Even heat-loving crops like tomatoes and peppers will drop their blossoms and suffer from sunscald when daytime temperatures consistently exceed 95°F. Shade cloth is an absolute necessity for Southwest gardeners from late May through September.

  • 30% Density: Ideal for heat-loving crops like peppers, eggplants, and melons. It reduces UV intensity while allowing enough light for robust fruiting.
  • 50% Density: Best for leafy greens, herbs, and root vegetables that bolt or turn bitter in intense heat.
  • Structure: Build a simple hoop structure using PVC pipes or cattle panels to suspend the cloth at least 12 inches above the plant canopy.

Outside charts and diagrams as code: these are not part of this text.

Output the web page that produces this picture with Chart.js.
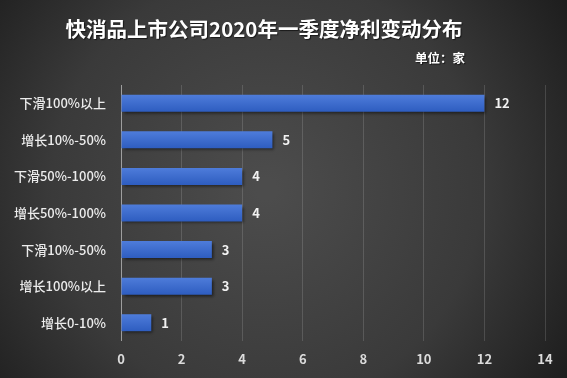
<!DOCTYPE html>
<html><head><meta charset="utf-8">
<script src="https://cdn.jsdelivr.net/npm/chart.js@4/dist/chart.umd.min.js"></script>
<style>html,body{margin:0;padding:0;background:#2a2a2a;}#wrap{width:567px;height:378px;position:relative;}</style>
</head><body><div id="wrap"><canvas id="c" width="567" height="378"></canvas></div>
<script>
const titleText = '快消品上市公司2020年一季度净利变动分布';
const unitText = '单位：家';
const categories = ['下滑100%以上','增长10%-50%','下滑50%-100%','增长50%-100%','下滑10%-50%','增长100%以上','增长0-10%'];
const values = [12,5,4,4,3,3,1];
const xTicks = [0,2,4,6,8,10,12,14];

const FONT = '"Noto Sans CJK SC","Noto Sans",sans-serif';

const bgPlugin = {
  id:'bg',
  beforeDraw(chart){
    const {ctx,width,height} = chart;
    ctx.save();
    const g = ctx.createRadialGradient(width*0.47,height*0.5,10,width*0.47,height*0.5,width*0.62);
    g.addColorStop(0,'#4c4c4c');
    g.addColorStop(0.6,'#3a3a3a');
    g.addColorStop(1,'#1e1e1e');
    ctx.fillStyle = g;
    ctx.fillRect(0,0,width,height);
    ctx.fillStyle = '#ffffff';
    ctx.textAlign = 'center';
    ctx.textBaseline = 'middle';
    ctx.font = 'bold 20.5px ' + FONT;
    ctx.shadowColor='rgba(0,0,0,0.6)';ctx.shadowOffsetX=1;ctx.shadowOffsetY=1;ctx.shadowBlur=1;
    ctx.fillText(titleText, 264, 29);
    ctx.textAlign = 'right';
    ctx.font = 'bold 12.5px ' + FONT;
    ctx.fillText(unitText, 465, 58);
    ctx.restore();
  }
};

const shadowPlugin = {
  id:'shadow',
  beforeDatasetsDraw(chart){
    const ctx=chart.ctx; ctx.save();
    ctx.shadowColor='rgba(0,0,0,0.55)'; ctx.shadowOffsetX=2; ctx.shadowOffsetY=2; ctx.shadowBlur=3;
  },
  afterDatasetsDraw(chart){
    chart.ctx.restore();
    const ctx=chart.ctx;
    const meta=chart.getDatasetMeta(0);
    ctx.save();
    ctx.fillStyle='#f2f2f2';
    ctx.font='bold 13px '+FONT;
    ctx.textAlign='left'; ctx.textBaseline='middle';
    meta.data.forEach((el,i)=>{
      ctx.fillText(String(values[i]), el.x+10, el.y);
    });
    ctx.restore();
  }
};

new Chart(document.getElementById('c'),{
  type:'bar',
  data:{labels:categories,datasets:[{
    data:values,
    backgroundColor:(c)=>{
      const ch=c.chart; const ys=ch.scales && ch.scales.y;
      if(!ys || !ch.chartArea || c.dataIndex===undefined) return '#3a68c8';
      const cy=ys.getPixelForValue(c.dataIndex);
      const g=ch.ctx.createLinearGradient(0,cy-9,0,cy+9);
      g.addColorStop(0,'#4f7ddb'); g.addColorStop(1,'#2d5cbf');
      return g;
    },
    borderWidth:0,
    barPercentage:0.8,
    categoryPercentage:0.58
  }]},
  options:{
    indexAxis:'y',
    responsive:false,
    animation:false,
    devicePixelRatio:1,
    layout:{padding:{top:85,right:22,left:0,bottom:0}},
    plugins:{legend:{display:false},tooltip:{enabled:false}},
    scales:{
      x:{
        min:0,max:14,
        afterBuildTicks(s){ s.ticks = xTicks.map(v=>({value:v})); },
        afterFit(s){ s.height=37; },
        grid:{color:(c)=> c.tick && c.tick.value===0 ? 'rgba(200,200,200,0.7)' : 'rgba(255,255,255,0.14)', lineWidth:1, drawTicks:false},
        border:{display:false},
        ticks:{color:'#dcdcdc',font:{family:FONT,size:13,weight:'bold'},padding:10}
      },
      y:{
        afterFit(s){ s.width=121; },
        grid:{display:false,drawTicks:false},
        border:{display:false},
        ticks:{color:'#ececec',font:{family:FONT,size:13,weight:'500'},padding:15}
      }
    }
  },
  plugins:[bgPlugin,shadowPlugin]
});
</script></body></html>
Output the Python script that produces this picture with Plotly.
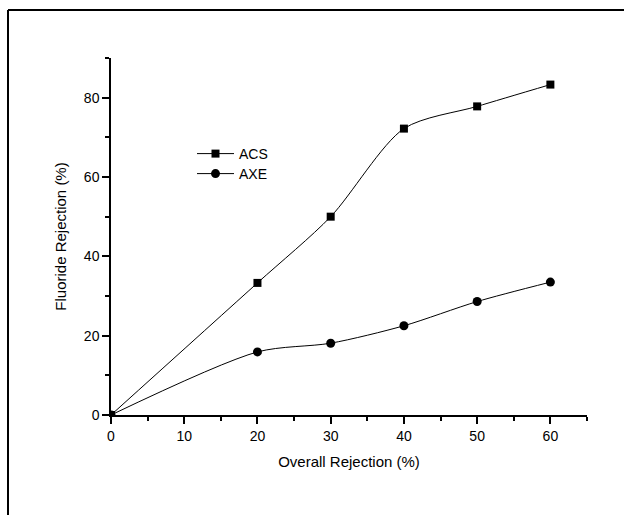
import plotly.graph_objects as go

x_vals = [0, 20, 30, 40, 50, 60]
acs = [0, 33.3, 50.0, 72.2, 77.8, 83.3]
axe = [0, 15.9, 18.1, 22.5, 28.6, 33.5]

W, H = 624, 515
L, R, T, B = 111, 37, 58, 100
pw, ph = W - L - R, H - T - B
FONT = "Arial, Liberation Sans, sans-serif"

fig = go.Figure()
fig.add_trace(go.Scatter(x=x_vals, y=acs, name="ACS", mode="lines+markers", legend="legend",
                         line=dict(color="black", width=1, shape="spline", smoothing=0.8),
                         marker=dict(symbol="square", size=8, color="black")))
fig.add_trace(go.Scatter(x=x_vals, y=axe, name="AXE", mode="lines+markers", legend="legend2",
                         line=dict(color="black", width=1, shape="spline", smoothing=0.8),
                         marker=dict(symbol="circle", size=9, color="black")))

def px_x(p):
    return (p - L) / pw

def px_y(p):
    return (H - B - p) / ph

fig.add_shape(type="line", xref="paper", yref="paper",
              x0=px_x(8), x1=px_x(640), y0=px_y(10), y1=px_y(10),
              line=dict(color="black", width=2))
fig.add_shape(type="line", xref="paper", yref="paper",
              x0=px_x(8), x1=px_x(8), y0=px_y(10), y1=px_y(530),
              line=dict(color="black", width=2))

axis_common = dict(showgrid=False, zeroline=False, showline=True, linecolor="black",
                   linewidth=1.5, ticks="outside", ticklen=7, tickwidth=1.5, tickcolor="black",
                   tickfont=dict(family=FONT, size=14, color="black"))

fig.update_xaxes(range=[0, 65], dtick=10, tick0=0,
                 minor=dict(dtick=5, ticks="outside", ticklen=4, tickwidth=1.5, tickcolor="black"),
                 title=dict(text="Overall Rejection (%)", font=dict(family=FONT, size=15, color="black"), standoff=14),
                 **axis_common)
fig.update_yaxes(range=[0, 90], dtick=20, tick0=0,
                 minor=dict(dtick=10, ticks="outside", ticklen=4, tickwidth=1.5, tickcolor="black"),
                 title=dict(text="Fluoride Rejection (%)", font=dict(family=FONT, size=15, color="black"), standoff=14),
                 **axis_common)

leg = dict(xanchor="left", yanchor="middle", bgcolor="rgba(0,0,0,0)",
           font=dict(family=FONT, size=14, color="black"), itemwidth=37)
fig.update_layout(
    width=W, height=H,
    margin=dict(l=L, r=R, t=T, b=B),
    paper_bgcolor="white", plot_bgcolor="white",
    showlegend=True,
    legend=dict(x=px_x(192), y=px_y(154), **leg),
    legend2=dict(x=px_x(192), y=px_y(174), **leg),
)

fig.write_html("out.html")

This gap is crucial for allowing hot air to escape and maintaining proper airflow.

Companion Planting for Arid Zones

Companion planting in the desert serves a dual purpose: pest management and microclimate creation. In the dry Southwest, spider mites and aphids thrive in dusty, hot conditions. Planting tall crops like sunflowers or amaranth on the western edge of your raised beds provides a living windbreak and natural shade for more delicate plants beneath them.

Additionally, use nasturtiums as a sacrificial trap crop. Aphids are highly attracted to nasturtiums, drawing them away from your prized tomatoes and brassicas. Planting low-growing, drought-tolerant herbs like creeping thyme or oregano around the base of your taller plants acts as a "living mulch," shading the soil surface, suppressing weeds, and further reducing moisture evaporation.

Best Vegetables and Flowers for the Southwest

Timing is everything in the desert. The Southwest essentially has two main growing seasons: a cool season (late fall through early spring) and a warm/monsoon season (late summer through early fall). Attempting to plant tomatoes in May will usually result in failure, as the peak heat of June and July will halt production.

Crop Type Varieties to Choose Optimal Planting Window
Cool-Season Vegetables Kale, Swiss Chard, Carrots, Radishes, Spinach October to February
Spring Warm-Season Short-season Tomatoes, Peppers, Bush Beans Mid-February to Mid-April
Monsoon/Fall Harvest Armenian Cucumbers, Black-eyed Peas, Okra, Pumpkins Late July to August
Drought-Tolerant Flowers Zinnias, Marigolds, Cosmos, Desert Penstemon March or September

Conclusion

Raised bed gardening in the Desert Southwest requires a departure from conventional gardening wisdom, but the rewards are well worth the effort. By engineering a moisture-retentive soil mix, utilizing precise drip and olla irrigation, deploying shade cloth during peak summer months, and respecting the unique bimodal planting seasons, you can cultivate a highly productive and beautiful garden. Embrace the regional climate, work with the natural rhythms of the desert, and your raised beds will thrive even in the harshest of conditions.